The unit Km defines the amount of heat produced in the windings to make a given amount of torque.

It only takes motor kV/kT and winding resistance to calculate it.

 

[John in CR]

They just notified me that they are coming out with a 273 x 80 motor.

 

[liveforphysics]

They just notified me that they are coming out with a 273 x 80 motor.

I may have to get one of those.

 

[markz]

Very informative thread.
I too have subscribed.
These QS motors have been catching my eye a lot lately.
When I check out the price, it seems a little high for my liking.
I'd jump on them if they were a couple hundred bucks cheaper.
I need to look into the hub size difference between the QS motors and my MXUS 3KW V2 motor.

http://www.aliexpress.com/store/product/273-Rated-8000W-8000W-Spoke-Hub-Motor-Dual-Double-Stator-Hub-Motor-For-Electric-Scooter-Bike/1389549_32304102934.html

 

[Ohbse]

Very informative thread.
I too have subscribed.
These QS motors have been catching my eye a lot lately.
When I check out the price, it seems a little high for my liking.
I'd jump on them if they were a couple hundred bucks cheaper.
I need to look into the hub size difference between the QS motors and my MXUS 3KW V2 motor.

lol, what? You'd buy them if they were $100 instead of $300? You don't say?

These are substantially cheaper, substantially more powerful and better put together than the Cromotors were.

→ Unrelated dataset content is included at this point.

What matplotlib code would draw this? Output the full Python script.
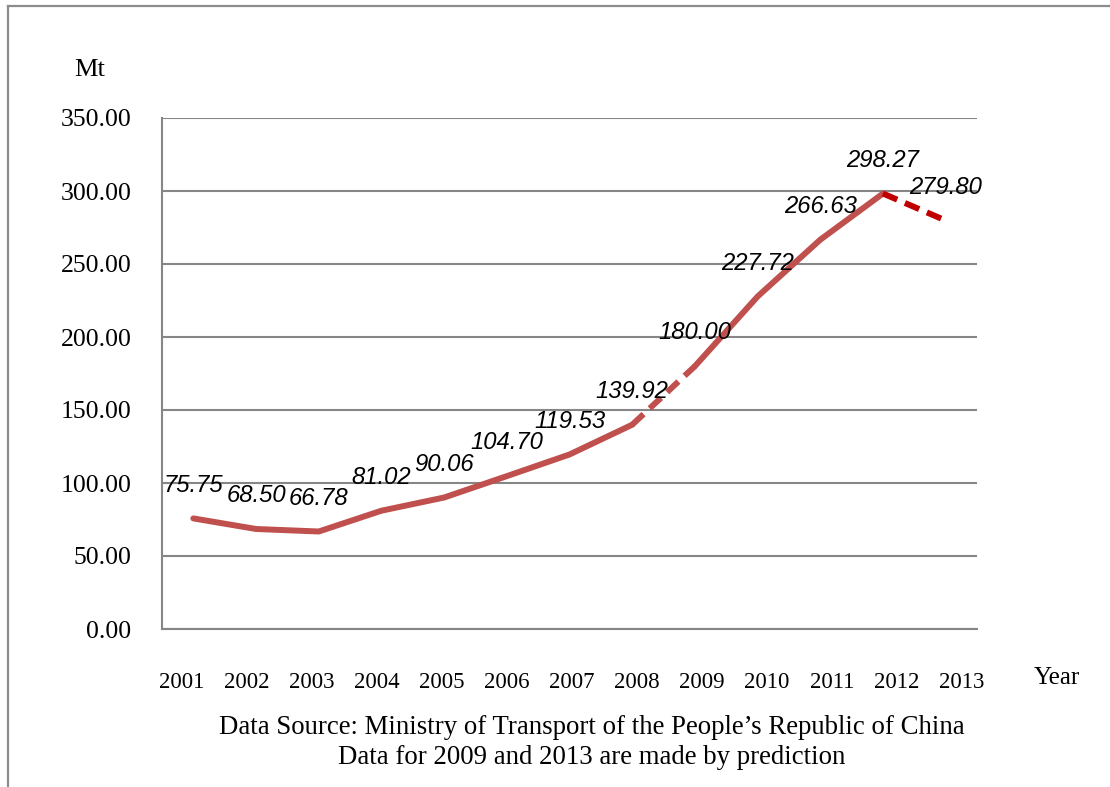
import numpy as np
import matplotlib
matplotlib.use("Agg")
import matplotlib.pyplot as plt
from matplotlib.lines import Line2D

years = ["2001", "2002", "2003", "2004", "2005", "2006", "2007",
         "2008", "2009", "2010", "2011", "2012", "2013"]
volume = [75.75, 68.50, 66.78, 81.02, 90.06, 104.70, 119.53,
          139.92, 180.00, 227.72, 266.63, 298.27, 279.80]

W, H = 1110, 787
fig = plt.figure(figsize=(W / 100, H / 100), dpi=100)
ax = fig.add_axes([162 / W, 1 - 629 / H, 815 / W, 511 / H])

serif = "Liberation Serif"
red = "#C0504D"
dark_red = "#C00000"
grid_col = "#868686"

x = np.arange(len(years))
v = np.array(volume)

# actual data solid, predicted years dashed
ax.plot(x[:8], v[:8], color=red, lw=4.3, solid_capstyle="round",
        solid_joinstyle="round", zorder=3)
ax.plot(x[7:9], v[7:9], color=red, lw=4.3, ls=(0, (2.6, 1.4)), zorder=3)
ax.plot(x[8:12], v[8:12], color=red, lw=4.3, solid_capstyle="round",
        solid_joinstyle="round", zorder=3)
ax.plot(x[11:13], v[11:13], color=dark_red, lw=4.3, ls=(0, (2.6, 1.4)), zorder=3)

for xi, val in zip(x, v):
    ax.annotate(f"{val:.2f}", (xi, val), xytext=(0, 24), textcoords="offset points",
                ha="center", va="center", fontsize=17.2, style="italic",
                family="Liberation Sans", color="black", zorder=4)

ax.set_xlim(-0.5, 12.5)
ax.set_ylim(0, 350)
ax.set_yticks(np.arange(0, 351, 50))
ax.set_yticklabels([f"{t:.2f}" for t in np.arange(0, 351, 50)],
                   fontsize=18.5, family=serif)
# year labels are spread slightly wider than the category slots
ax.set_xticks(np.linspace(-0.18, 12.26, len(years)))
ax.set_xticklabels(years, fontsize=16.5, family=serif)
ax.tick_params(axis="both", length=0)
ax.tick_params(axis="y", pad=22)
ax.tick_params(axis="x", pad=31)

ax.grid(axis="y", color=grid_col, lw=1.5)
ax.set_axisbelow(True)
for side in ["right", "top"]:
    ax.spines[side].set_visible(False)
for side in ["left", "bottom"]:
    ax.spines[side].set_color(grid_col)
    ax.spines[side].set_linewidth(1.5)

fig.text(90 / W, 1 - 70 / H, "Mt", fontsize=19, family=serif, ha="center", va="center")
fig.text(1057 / W, 1 - 678 / H, "Year", fontsize=18, family=serif, ha="center", va="center")
fig.text(592 / W, 1 - 728 / H,
         "Data Source: Ministry of Transport of the People\u2019s Republic of China",
         fontsize=19.3, family=serif, ha="center", va="center")
fig.text(592 / W, 1 - 758 / H, "Data for 2009 and 2013 are made by prediction",
         fontsize=19.3, family=serif, ha="center", va="center")

# outer frame (left and top edges)
fig.add_artist(Line2D([8 / W, 8 / W], [0, 1 - 6 / H], transform=fig.transFigure,
                      color="#8c8c8c", lw=1.6))
fig.add_artist(Line2D([8 / W, 1], [1 - 6 / H, 1 - 6 / H], transform=fig.transFigure,
                      color="#8c8c8c", lw=1.6))

fig.savefig("out.png", dpi=100)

They're incrementally more expensive than the MXUS. You could have found the dimension differences quicker than typing this post!

 

[markz]

From what I saw, arent they around $750?
So $500 then yeah I'd buy one.

Their 8k+8k dual motor is only $1900.

 

[Ohbse]

From what I saw, arent they around $750?
So $500 then yeah I'd buy one.

Their 8k+8k dual motor is only $1900.

Group buy here had bare motors for $325 USD.

 

[liveforphysics]

From what I saw, arent they around $750?
So $500 then yeah I'd buy one.

Their 8k+8k dual motor is only $1900.

If the dual stator is made with 205mm not 273mm, then it's a bunch more motor width and bulk for less performance than the 80mm x 273mm.

 

[naujasacc1]

I have calculated the copper amount between the 205 24x5 and the 273 65x3.
Unless i am wrong, these calculations should give a greast comparaison between the 205 and the 273 max power.

...

The ratio of copper of the 273 is (2.7/1.8) = 1.5 times higher than the 205.



Doc

I'm wrong or you just compare different winding hubs (3-T and 5T) with complete different power?